И, несмотря на огромные потери в боях, партия росла. Приток в ее ряды исчислялся миллионами. На фронтах пали смертью храбрых три миллиона коммунистов. И за это время пять миллионов советских патриотов пополнили партийную когорту. Конечно, в дни войны мы не знали этих цифр, но зато хорошо видели их первоисточник на фронте.
Да, такое но изгладится из памяти народной. Партия вдохновила, соединила и направила усилия советских людей к общей цели на фронте и в тылу. Она держала экзамен перед лицом истории.
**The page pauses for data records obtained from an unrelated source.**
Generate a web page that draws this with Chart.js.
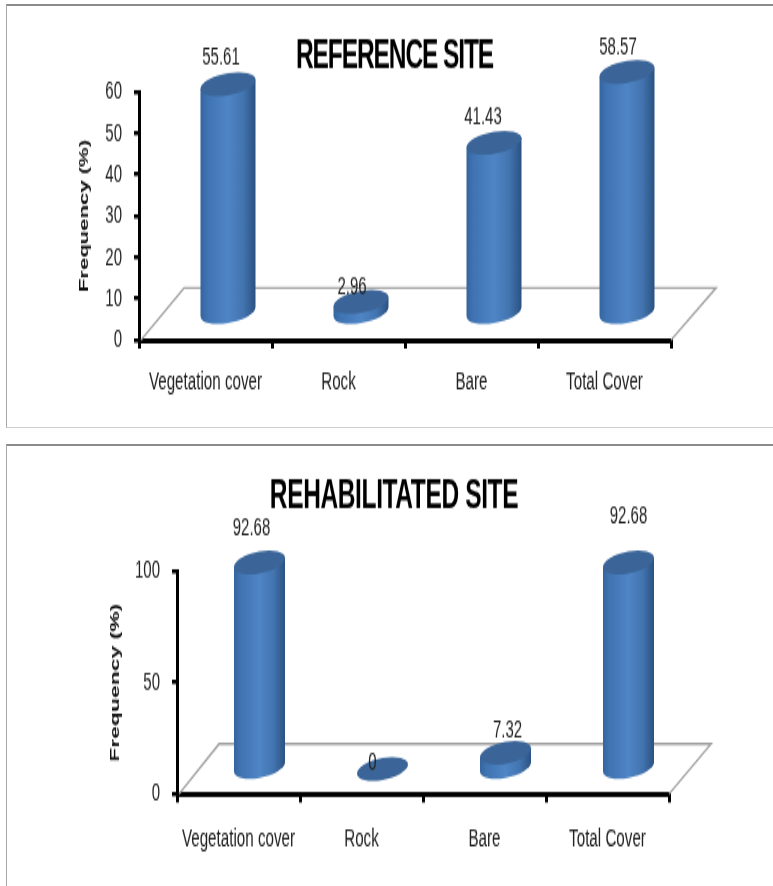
<!DOCTYPE html>
<html>
<head>
<meta charset="utf-8">
<script src="https://cdn.jsdelivr.net/npm/chart.js@4"></script>
<style>
html,body{margin:0;padding:0;background:#fff;width:773px;height:886px;overflow:hidden}
.panel{position:absolute;left:6px;right:0;box-sizing:border-box;border-left:1px solid #a8a8a8}
#p1{top:4px;height:424px;border-top:2px solid #8c8c8c;border-bottom:1px solid #cfcfcf}
#p2{top:444px;height:442px;border-top:2px solid #8c8c8c}
.wrap{position:absolute;left:0;transform:scaleY(1.7);transform-origin:0 0}
.wrap canvas{display:block}
#w1{top:0}
#w2{top:440px}
</style>
</head>
<body>
<div class="panel" id="p1"></div>
<div class="panel" id="p2"></div>
<div class="wrap" id="w1"><canvas id="c1" width="773" height="256"></canvas></div>
<div class="wrap" id="w2"><canvas id="c2" width="773" height="263"></canvas></div>
<script>
const categories = ["Vegetation cover", "Rock", "Bare", "Total Cover"];
const referenceValues = [55.61, 2.96, 41.43, 58.57];
const rehabilitatedValues = [92.68, 0, 7.32, 92.68];
const referenceTitle = "REFERENCE SITE";
const rehabilitatedTitle = "REHABILITATED SITE";
const yAxisTitle = "Frequency (%)";

const STRETCH = 1.7;
const FONT = "'Liberation Sans', Arial, sans-serif";

const cylinderPlugin = {
  id: 'cylinder',
  beforeDatasetsDraw(chart, args, o) {
    const ctx = chart.ctx, a = chart.chartArea;
    ctx.save();
    ctx.strokeStyle = '#a2a2a2';
    ctx.lineWidth = 1.4;
    ctx.beginPath();
    ctx.moveTo(a.left + 2, a.bottom);
    ctx.lineTo(a.left + o.depthX, a.bottom - o.depthY);
    ctx.lineTo(a.right + o.depthX, a.bottom - o.depthY);
    ctx.lineTo(a.right, a.bottom);
    ctx.stroke();
    ctx.restore();
  },
  afterDatasetsDraw(chart, args, o) {
    const ctx = chart.ctx;
    const meta = chart.getDatasetMeta(0);
    const values = chart.data.datasets[0].data;
    meta.data.forEach((bar, i) => {
      const cx = bar.x + o.depthX / 2;
      const top = bar.y - o.depthY / 2;
      const base = bar.base - o.depthY / 2;
      const A = bar.width / 2, B = o.ellipseB, S = o.shear;
      const slope = -S / A;
      ctx.save();
      const grad = ctx.createLinearGradient(cx - A, 0, cx + A, 0);
      grad.addColorStop(0, '#35659e');
      grad.addColorStop(0.12, '#3f73b2');
      grad.addColorStop(0.5, '#4f85c6');
      grad.addColorStop(0.78, '#4274af');
      grad.addColorStop(1, '#2b5282');
      ctx.transform(1, slope, 0, 1, 0, -slope * cx);
      if (base - top > 0.01) {
        ctx.beginPath();
        ctx.moveTo(cx - A, top);
        ctx.lineTo(cx - A, base);
        ctx.ellipse(cx, base, A, B, 0, Math.PI, 0, true);
        ctx.lineTo(cx + A, top);
        ctx.closePath();
        ctx.fillStyle = grad;
        ctx.fill();
      }
      ctx.beginPath();
      ctx.ellipse(cx, top, A, B, 0, 0, Math.PI * 2);
      ctx.fillStyle = '#3b6598';
      ctx.fill();
      ctx.restore();

      const nudge = o.labelNudge[i];
      ctx.save();
      ctx.fillStyle = '#222';
      ctx.font = "15px " + FONT;
      ctx.textAlign = 'center';
      ctx.textBaseline = 'middle';
      ctx.fillText(String(values[i]), cx + nudge[0], top + nudge[1] / STRETCH);
      ctx.restore();
    });
    // chart heading
    ctx.save();
    ctx.fillStyle = '#000';
    ctx.font = o.titleFont;
    ctx.letterSpacing = o.titleSpacing;
    ctx.textAlign = 'center';
    ctx.textBaseline = 'middle';
    ctx.fillText(o.title, o.titleX, o.titleY / STRETCH);
    ctx.restore();
  }
};

function buildChart(id, values, cfg) {
  new Chart(document.getElementById(id), {
    type: 'bar',
    data: {
      labels: categories,
      datasets: [{
        data: values,
        backgroundColor: 'rgba(79,134,200,0)',
        barThickness: cfg.barWidth
      }]
    },
    plugins: [cylinderPlugin],
    options: {
      responsive: false,
      animation: false,
      layout: { padding: { left: cfg.titleLeft, right: 773 - cfg.right, top: cfg.top / STRETCH, bottom: 0 } },
      plugins: {
        legend: { display: false },
        tooltip: { enabled: false },
        title: { display: false },
        cylinder: {
          depthX: cfg.depthX,
          depthY: cfg.depthY / STRETCH,
          ellipseB: 11 / STRETCH,
          shear: 4.5 / STRETCH,
          labelNudge: cfg.labelNudge,
          title: cfg.title,
          titleX: cfg.titleX,
          titleY: cfg.titleY,
          titleFont: cfg.titleFont,
          titleSpacing: cfg.titleSpacing
        }
      },
      scales: {
        x: {
          afterFit(s) { s.height = cfg.canvasH - cfg.bottom / STRETCH; },
          border: { display: true, color: '#000', width: 3 },
          grid: { display: true, drawOnChartArea: false, drawTicks: true, tickLength: 5, color: '#000', lineWidth: 3 },
          ticks: { color: '#222', font: { family: FONT, size: 15.2 }, padding: cfg.xTickPad, maxRotation: 0, autoSkip: false }
        },
        y: {
          min: 0,
          max: cfg.max,
          afterFit(s) { s.width = cfg.left - cfg.titleLeft; },
          border: { display: true, color: '#000', width: 3 },
          grid: { display: true, drawOnChartArea: false, drawTicks: true, tickLength: 5, color: '#000', lineWidth: 2.5 },
          ticks: { stepSize: cfg.step, color: '#222', font: { family: FONT, size: 15 }, padding: 12 },
          title: {
            display: true,
            text: yAxisTitle,
            color: '#111',
            font: { family: FONT, size: cfg.axisTitleSize, weight: 'bold' },
            padding: 0
          }
        }
      }
    }
  });
}

buildChart('c1', referenceValues, {
  canvasH: 256, max: 60, step: 10,
  left: 139, right: 671, top: 92, bottom: 340, titleLeft: 77, xTickPad: 11,
  barWidth: 55, depthX: 45, depthY: 52, axisTitleSize: 13,
  title: referenceTitle, titleX: 394.5, titleY: 56,
  titleFont: "bold 24.5px " + FONT, titleSpacing: '-1.1px',
  labelNudge: [[-7, -26], [-9, -15], [-11, -25], [-9, -24]]
});

buildChart('c2', rehabilitatedValues, {
  canvasH: 263, max: 100, step: 50,
  left: 177, right: 669, top: 131, bottom: 354, titleLeft: 107, xTickPad: 12.7,
  barWidth: 51, depthX: 42, depthY: 50, axisTitleSize: 13.5,
  title: rehabilitatedTitle, titleX: 394, titleY: 57,
  titleFont: "bold 24.5px " + FONT, titleSpacing: '-0.37px',
  labelNudge: [[-8, -35], [-10, -7], [2, -22], [0, -46]]
});
</script>
</body>
</html>
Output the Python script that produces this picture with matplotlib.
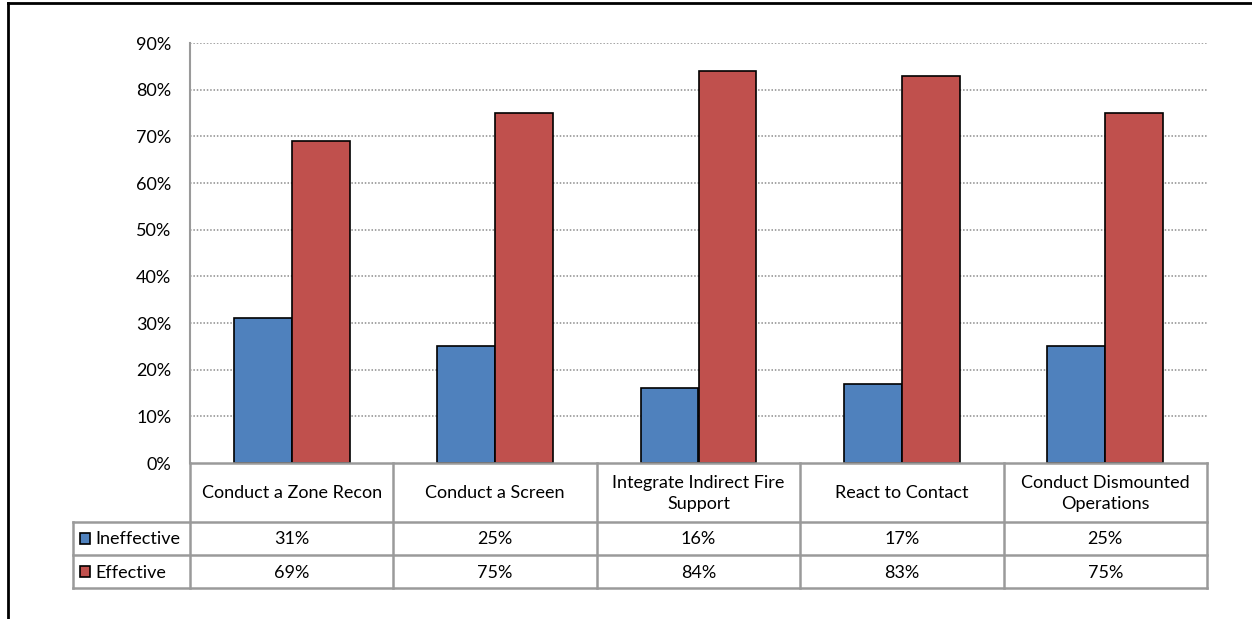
import matplotlib
matplotlib.use("Agg")
import matplotlib.pyplot as plt
from matplotlib.patches import Rectangle

plt.rcParams['font.family'] = ['Lato', 'DejaVu Sans']

categories = ["Conduct a Zone Recon", "Conduct a Screen",
              "Integrate Indirect Fire\nSupport", "React to Contact",
              "Conduct Dismounted\nOperations"]
series_names = ["Ineffective", "Effective"]
ineffective = [0.31, 0.25, 0.16, 0.17, 0.25]
effective = [0.69, 0.75, 0.84, 0.83, 0.75]
yticks = [0.0, 0.1, 0.2, 0.3, 0.4, 0.5, 0.6, 0.7, 0.8, 0.9]

colors = ["#4F81BD", "#C0504D"]
W, H = 1252, 619
fig = plt.figure(figsize=(W / 100, H / 100), dpi=100)

def fbox(x0, y0, x1, y1):
    return [x0 / W, 1 - y1 / H, (x1 - x0) / W, (y1 - y0) / H]

fs = 13

# plot area
L, R, T, B = 190, 1207, 43, 463
ax = fig.add_axes(fbox(L, T, R, B))
n = len(categories)
bw = 0.285
xs = range(n)
ax.bar([x - bw / 2 for x in xs], ineffective, width=bw, color=colors[0],
       edgecolor="black", linewidth=1.2, zorder=3)
ax.bar([x + bw / 2 for x in xs], effective, width=bw, color=colors[1],
       edgecolor="black", linewidth=1.2, zorder=3)
ax.set_xlim(-0.5, n - 0.5)
ax.set_ylim(0, 0.9)
ax.set_yticks(yticks)
ax.set_yticklabels([f"{int(round(v * 100))}%" for v in yticks], fontsize=fs)
ax.tick_params(axis="y", length=0, pad=13.5)
ax.set_xticks([])
for v in yticks[1:]:
    ax.axhline(v, color="#8c8c8c", linestyle=(0, (1.0, 1.2)), linewidth=1.1, zorder=1)
for s in ["top", "right", "bottom"]:
    ax.spines[s].set_visible(False)
ax.spines["left"].set_color("#9a9a9a")
ax.spines["left"].set_linewidth(1.5)
ax.set_facecolor("none")

# overlay for data table and frame
ov = fig.add_axes([0, 0, 1, 1])
ov.set_xlim(0, W)
ov.set_ylim(H, 0)
ov.axis("off")

grid_c = "#9a9a9a"
lw = 1.8
col_x = [L + (R - L) * i / n for i in range(n + 1)]
row_y = [463, 522, 555, 588]
leg_l = 73

ov.plot([L, R], [row_y[0], row_y[0]], color=grid_c, lw=lw)
for y in row_y[1:]:
    ov.plot([leg_l, R], [y, y], color=grid_c, lw=lw)
for x in col_x:
    ov.plot([x, x], [row_y[0], row_y[-1]], color=grid_c, lw=lw)
ov.plot([leg_l, leg_l], [row_y[1], row_y[-1]], color=grid_c, lw=lw)

for i, cat in enumerate(categories):
    cx = (col_x[i] + col_x[i + 1]) / 2
    ov.text(cx, (row_y[0] + row_y[1]) / 2 + 1, cat, ha="center", va="center",
            fontsize=fs, linespacing=1.45)
    ov.text(cx, (row_y[1] + row_y[2]) / 2 + 1, f"{int(round(ineffective[i] * 100))}%",
            ha="center", va="center", fontsize=fs)
    ov.text(cx, (row_y[2] + row_y[3]) / 2 + 1, f"{int(round(effective[i] * 100))}%",
            ha="center", va="center", fontsize=fs)

for j, name in enumerate(series_names):
    cy = (row_y[j + 1] + row_y[j + 2]) / 2
    ov.add_patch(Rectangle((80, cy - 5.5), 10, 11, facecolor=colors[j],
                           edgecolor="black", linewidth=1.2))
    ov.text(95, cy + 1, name, ha="left", va="center", fontsize=fs)

# outer chart frame
ov.plot([8, 8], [3, H + 5], color="black", lw=2)
ov.plot([8, W + 5], [3, 3], color="black", lw=2)

fig.savefig("out.png", dpi=100)
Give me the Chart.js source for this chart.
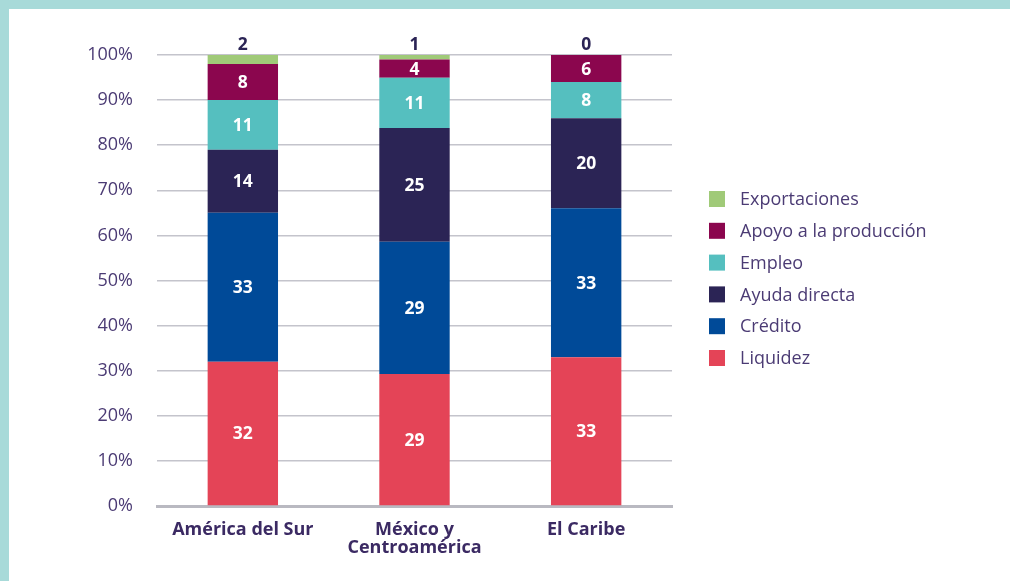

Фашизм был побежден не только средствами военной техники. Вся мощь социалистической идеологии сказалась в этой войне. Ее победоносным исходом партия доказала превосходство военной организации Советского государства над агрессором. Мир тогда узнал смысл, значение и правду лозунга «Коммунисты, вперед!».
Павленко не был в Москве, когда весной сорок второго года я прочел на страницах «Правды»: «В историю Великой Отечественной войны как одна из славных и почетных ее фигур войдет фигура политрука с автоматом в руках, в маскировочном халате и каске, идущего впереди и увлекающего за собой бойцов к цели — разгрому германских фашистов и освобождению своего Отечества».
Почему я тогда внес в свою тетрадь этот абзац, не знаю. Я ведь и сам писал о политработниках различных рангов, писал очерки, статьи, передовые, а вот захотелось почему-то оставить в памяти эти простые строки.
Перебирая домашний архив и наткнувшись на них в тетради уже в мирное время, я даже удивился: ни цифр в этом абзаце, ни редкого факта, да и сама идея не могла быть для меня новой. А вот ведь записал.
И тут я вспомнил слова Павленко о памятнике политрукам. В цитате из «Правды» как бы возникает скульптурное изображение. Сухие вроде бы строчки дают не так уж много пищи для фантазии. И все же...
Может быть, дважды сказанное слово «фигура», где есть объемность, позволяет увидеть, как ветер рвет складки маскхалата, как оживает огнем автомат, как в первом шаге атаки с его сильным наклоном корпуса, отмашкой левой руки назад, призывающей бойцов вперед, и быстрым взглядом, брошенным вслед этому жесту. «Поднялись ли ребята?» — накапливается энергия, движения.
И только лица политрука я не увидел в этих строчках. Какое оно? Такое ли, как у Клочкова или Георгиева, или одно из тех, какие я видел во множестве на передовой? Они все были разными. Я не встретил и двух внешне похожих людей. Лица неповторимы, как и линии ладоней. И можно ли будет понять, что скульптура изображает именно политрука, а не офицера другого звания? Каким должно быть это лицо, чтобы всякий признал в нем политрука? Не знаю.
Наверно, я хотел в письме передать Павленко эти строки из «Правды», сберечь в подкрепление его мысли о памятнике Политруку. Скорее всего так. Мы переписывались тогда. Он длительное время работал в частях Закавказского фронта и несколько раз писал мне оттуда. Делая для газеты все, что она требовала, он думал о будущем, о стране, о людях, о жизни и литературе. В его личных письмах с фронта рассыпано множество замечаний и наблюдений, не имеющих, казалось бы, прямого отношения к окружающему, а на самом деле им продиктованных.
Вот любопытный отрывок из неопубликованного письма ко мне с Кавказа — оно без даты: «Недавно перечитывал Мериме и с удивлением, почти страхом заметил, что не испытываю от него прежнего волнения. Спору нет, здорово, но уж очень по-французски, расчетливо, без русского презрения к форме и чувству меры, которое делает наших стариков такими стихийными хамами и пророками».
Как всегда, Павленко придал своей мысли предельную остроту, но военный ураган, побудивший весь просвещенный мир, а прежде всего наших людей, вновь перечитывать «Войну и мир», страстное, нетерпеливое ожидание и предощущение советского романа-эпопеи, посвященного Отечественной войне, несомненно, вмешивались в наши литературные оценки.